# The answer to Barrys problems!..



## rayrecrok (Nov 21, 2008)

Barry you can save us all from getting you out of the doo doo by purchasing some of this.. 




ray.


----------



## GEMMY (Jun 19, 2006)

SOLD!!!!!!!!!!!!!!!!


Where can I buy it :wink2:


tony


----------



## Mrplodd (Mar 4, 2008)

Is that stuff for real?

Seems far too good to be true.

Just asked Mr Google, looks like Amazon sell the stuff.

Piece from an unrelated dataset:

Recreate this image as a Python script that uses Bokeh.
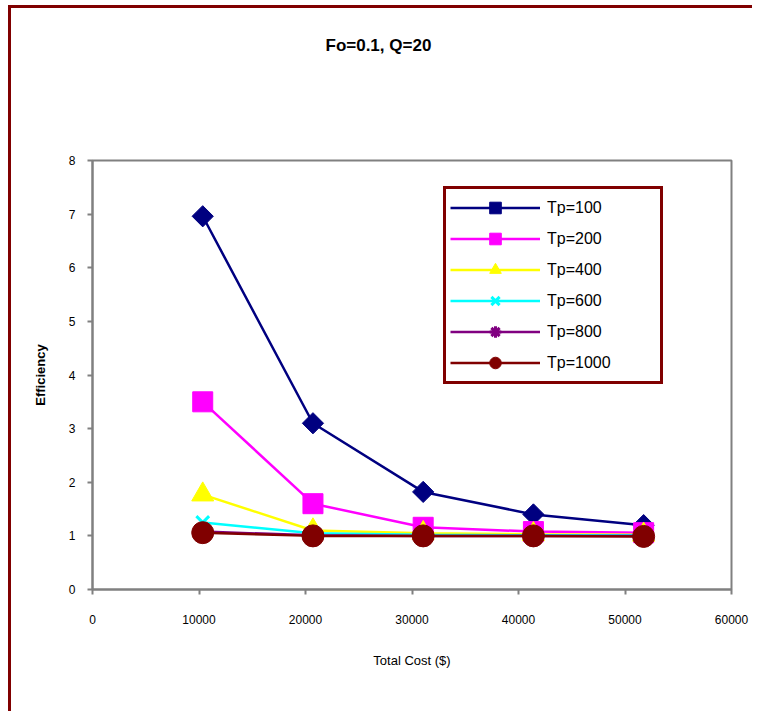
import math
from bokeh.plotting import figure
from bokeh.models import FixedTicker, Legend, LegendItem, Title
from bokeh.embed import file_html
from bokeh.resources import INLINE

# ---- data ----
total_cost = [10350, 20700, 31050, 41400, 51750]
series_names = ["Tp=100", "Tp=200", "Tp=400", "Tp=600", "Tp=800", "Tp=1000"]
eff_tp100 = [6.96, 3.10, 1.82, 1.40, 1.20]
eff_tp200 = [3.50, 1.60, 1.16, 1.08, 1.06]
eff_tp400 = [1.77, 1.10, 1.05, 1.03, 1.02]
eff_tp600 = [1.25, 1.05, 1.02, 1.01, 1.01]
eff_tp800 = [1.08, 1.01, 1.00, 1.00, 1.00]
eff_tp1000 = [1.06, 1.00, 1.00, 1.00, 0.99]
x_ticks = [0, 10000, 20000, 30000, 40000, 50000, 60000]
y_ticks = [0, 1, 2, 3, 4, 5, 6, 7, 8]
chart_title = "Fo=0.1, Q=20"

series_values = [eff_tp100, eff_tp200, eff_tp400, eff_tp600, eff_tp800, eff_tp1000]
colors = ["#000080", "#FF00FF", "#FFFF00", "#00FFFF", "#800080", "#800000"]
markers = ["square", "square", "triangle", "x", "asterisk", "circle"]
angles = [math.pi / 4, 0, 0, 0, 0, 0]
sizes = [15, 20, 22, 18, 18, 22]

FONT = "Liberation Sans"

p = figure(width=744, height=706, x_range=(0, 60000), y_range=(0, 8),
           output_backend="svg", toolbar_location=None,
           min_border_left=81, min_border_right=24,
           min_border_top=152, min_border_bottom=125)
p.margin = (5, 0, 0, 8)
p.styles = {"border-left": "3px solid #800000", "border-top": "3px solid #800000"}

xax = p.xaxis[0]
yax = p.yaxis[0]

# blank spacer between the frame and the chart title
p.add_layout(Title(text=" ", text_font_size="1px", standoff=98), "above")

p.title.text = chart_title
p.title.align = "left"
p.title.offset = 233
p.title.vertical_align = "bottom"
p.title.standoff = 10
p.title.text_font = FONT
p.title.text_font_size = "17px"
p.title.text_font_style = "bold"
p.title.text_color = "black"

p.xgrid.visible = False
p.ygrid.visible = False
p.outline_line_color = "#808080"
p.outline_line_width = 2

for ax in (xax, yax):
    ax.axis_line_color = "#808080"
    ax.axis_line_width = 2
    ax.major_tick_line_color = "#808080"
    ax.major_tick_line_width = 2
    ax.major_tick_out = 5
    ax.major_tick_in = 0
    ax.minor_tick_line_color = None
    ax.major_label_text_font = FONT
    ax.major_label_text_font_size = "12px"
    ax.major_label_text_color = "black"
    ax.axis_label_text_font = FONT
    ax.axis_label_text_font_size = "13px"
    ax.axis_label_text_font_style = "normal"
    ax.axis_label_text_color = "black"

xax.ticker = FixedTicker(ticks=x_ticks)
yax.ticker = FixedTicker(ticks=y_ticks)
xax.axis_label = "Total Cost ($)"
xax.major_label_standoff = 20
xax.axis_label_standoff = 26
yax.axis_label = "Efficiency"
yax.axis_label_text_font_style = "bold"
yax.major_label_standoff = 12
yax.axis_label_standoff = 18

items = []
for name, vals, col, mk, ang, sz in zip(series_names, series_values, colors, markers, angles, sizes):
    lr = p.line(total_cost, vals, line_color=col, line_width=2.5)
    sr = p.scatter(total_cost, vals, marker=mk, size=sz, angle=ang,
                   fill_color=col, line_color=col, line_width=3 if mk in ("x", "asterisk") else 1)
    items.append(LegendItem(label=name, renderers=[lr, sr]))

legend = Legend(items=items, location=(351, 205))
legend.border_line_color = "#800000"
legend.border_line_alpha = 1
legend.border_line_width = 3
legend.background_fill_color = "white"
legend.background_fill_alpha = 1
legend.padding = 4
legend.spacing = 2
legend.glyph_height = 29
legend.label_height = 29
legend.glyph_width = 90
legend.label_width = 109
legend.label_standoff = 7
legend.label_text_font = FONT
legend.label_text_font_size = "16px"
legend.label_text_color = "black"
legend.margin = 0
p.add_layout(legend, "center")

open("out.html", "w").write(file_html(p, INLINE))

https://www.amazon.co.uk/Fiberfix-Inch-Repair-Wrap-FiberFix/dp/B00O1DVCA4

Andy


----------



## Pudsey_Bear (Sep 25, 2008)

Now why don't we get verts like that, better than panty pads with locking tabs anyday :roll:


----------



## barryd (May 9, 2008)

Yeah good one Ray. Ill have a crate of the stuff. Can you stick limbs back on with it as well?


----------



## nicholsong (May 26, 2009)

Kev_n_Liz said:


> Now why don't we get verts like that,* better than panty pads with locking tabs* anyday :roll:


I didn't know you used them Kev:surprise::grin2:


----------



## aldra (Jul 2, 2009)

Kev_n_Liz said:


> Now why don't we get verts like that, better than panty pads with locking tabs anyday :roll:


Might depend where your sticking it Kev

Wouldn't want to get the two mixed up:surprise::grin2:

Sandra


----------



## Pudsey_Bear (Sep 25, 2008)

nicholsong said:


> I didn't know you used them Kev:surprise::grin2:


Great for bullet wounds.


----------



## Pudsey_Bear (Sep 25, 2008)

aldra said:


> Might depend where your sticking it Kev
> 
> Wouldn't want to get the two mixed up:surprise::grin2:
> 
> Sandra


Saves on the waxing cost though  , test your tear ducts at the same time.


----------